The Syrian-arranged peace had failed to remove some of the basic causes of the civil war because of political feuding among Lebanon's many sectarian factions. The truce had promised reforms that would give the predominant Moslems a larger share of political power and economic programs to develop impoverished Moslem areas. Since January there has been virtually no progress toward these goals, despite intense mediation efforts by Syrian Foreign Minister Abdel Halim Khaddam, principal architect of the truce. Though Khaddam wields enormous influence in Lebanon, based largely on the presence there of close to 9,000 Syrian-trained soldiers of the Palestine Liberation Army, he was unable to force an end to what Beirut newspapers regularly deplore as their country's "political stagnation."

Khaddam flew to Beirut early last week, but left after a few days, having failed to come up with a plan upon which Lebanon's political and religious factions could agree. At the same time, mutinous Moslem soldiers rejected an offer of amnesty by a number of senior army officers, including General Saeed. Instead, the Moslem deserters captured several more outposts.

Front Man. The combination of more stalemate and more rebellion evidently was the last straw for the military. Sitting in his Beirut headquarters beneath a portrait of Franjieh, Ahdab told reporters the morning after his surprise television broadcast: "For God's sake, we have been patient for ten months, and if we had waited one more day, there would have been uncontrollable bloodshed." The choice of Ahdab as the military's front man was apparently carefully calculated by a group of Christian and Moslem officers to give the coup a nonreligious character. He is the highest-ranking Sunni Moslem in the armed forces but is also respected by Christian officers.
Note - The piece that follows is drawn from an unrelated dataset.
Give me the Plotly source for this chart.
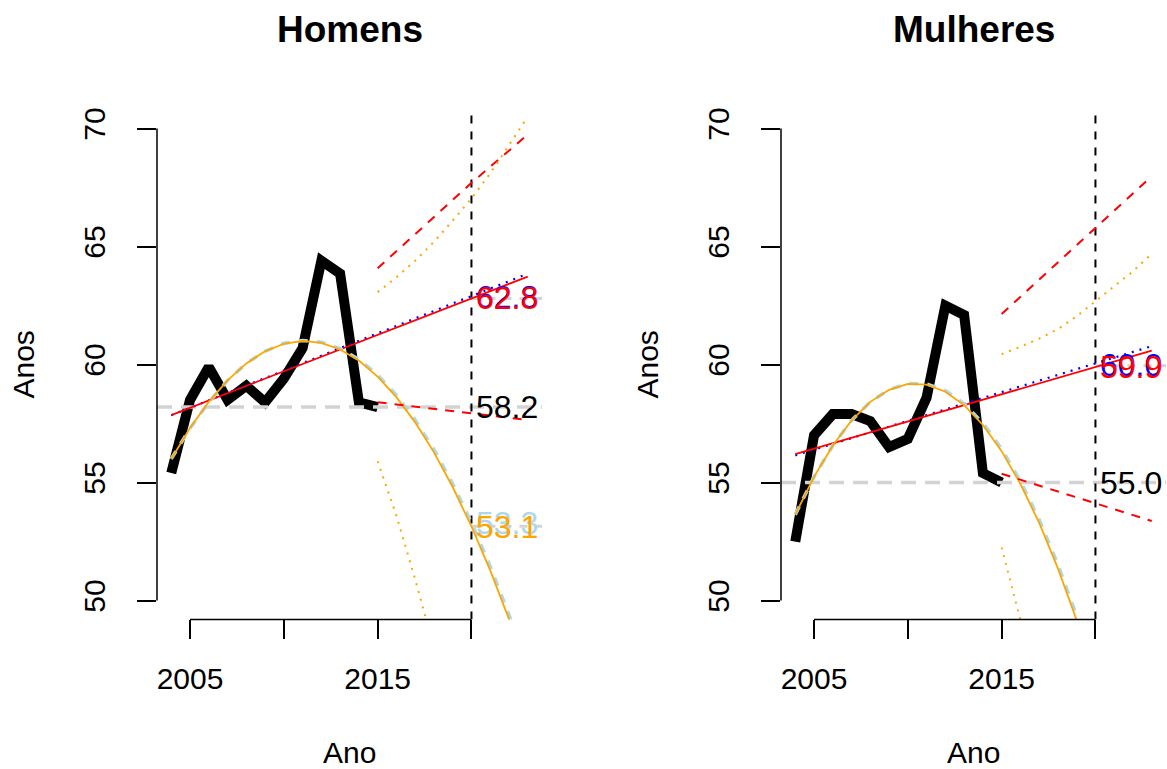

As one Beirut Christian remarked, "I don't give a damn who runs the country as long as someone finally runs it." This widespread longing, however, will only be fulfilled if last week's attempted coup galvanizes Lebanese leaders into uniting to work for what has eluded them so far: creating a basis for permanent peace.

Elsewhere in the Arab world, there seemed to be as little unity as in Lebanon. Less than three years ago, Egypt's President Anwar Sadat, Syria's Hafez Assad and Libyan Strongman Muammar Gaddafi were seemingly the best of friends. No longer. Last week Assad intensified the Syrian rhetoric against

Egypt's policy of relying on U.S. peace initiatives. He denounced the second Sinai accord between Jerusalem and Cairo as "the mother of Arab setbacks." Sadat fired back that Assad's salvo was nothing but "narrow-minded party maneuvers."

Like Assad, Colonel Gaddafi is angered by Egypt's seemingly lukewarm support for the Palestine Liberation Organization. Recently, Gaddafi has begun denying visas to Egyptians seeking jobs in Libya and has recalled his official representative from Cairo. Last week Sadat tried to even the score. Egyptian authorities arrested 42 Libyans and accused them of having been sent by Gaddafi to assassinate prominent Egyptians and kidnap anti-Gaddafi Libyans living in Egypt. In retaliation, Libya expelled at least 3,000 Egyptian workers, many of whom--according to Cairo officials--had first been beaten and tortured.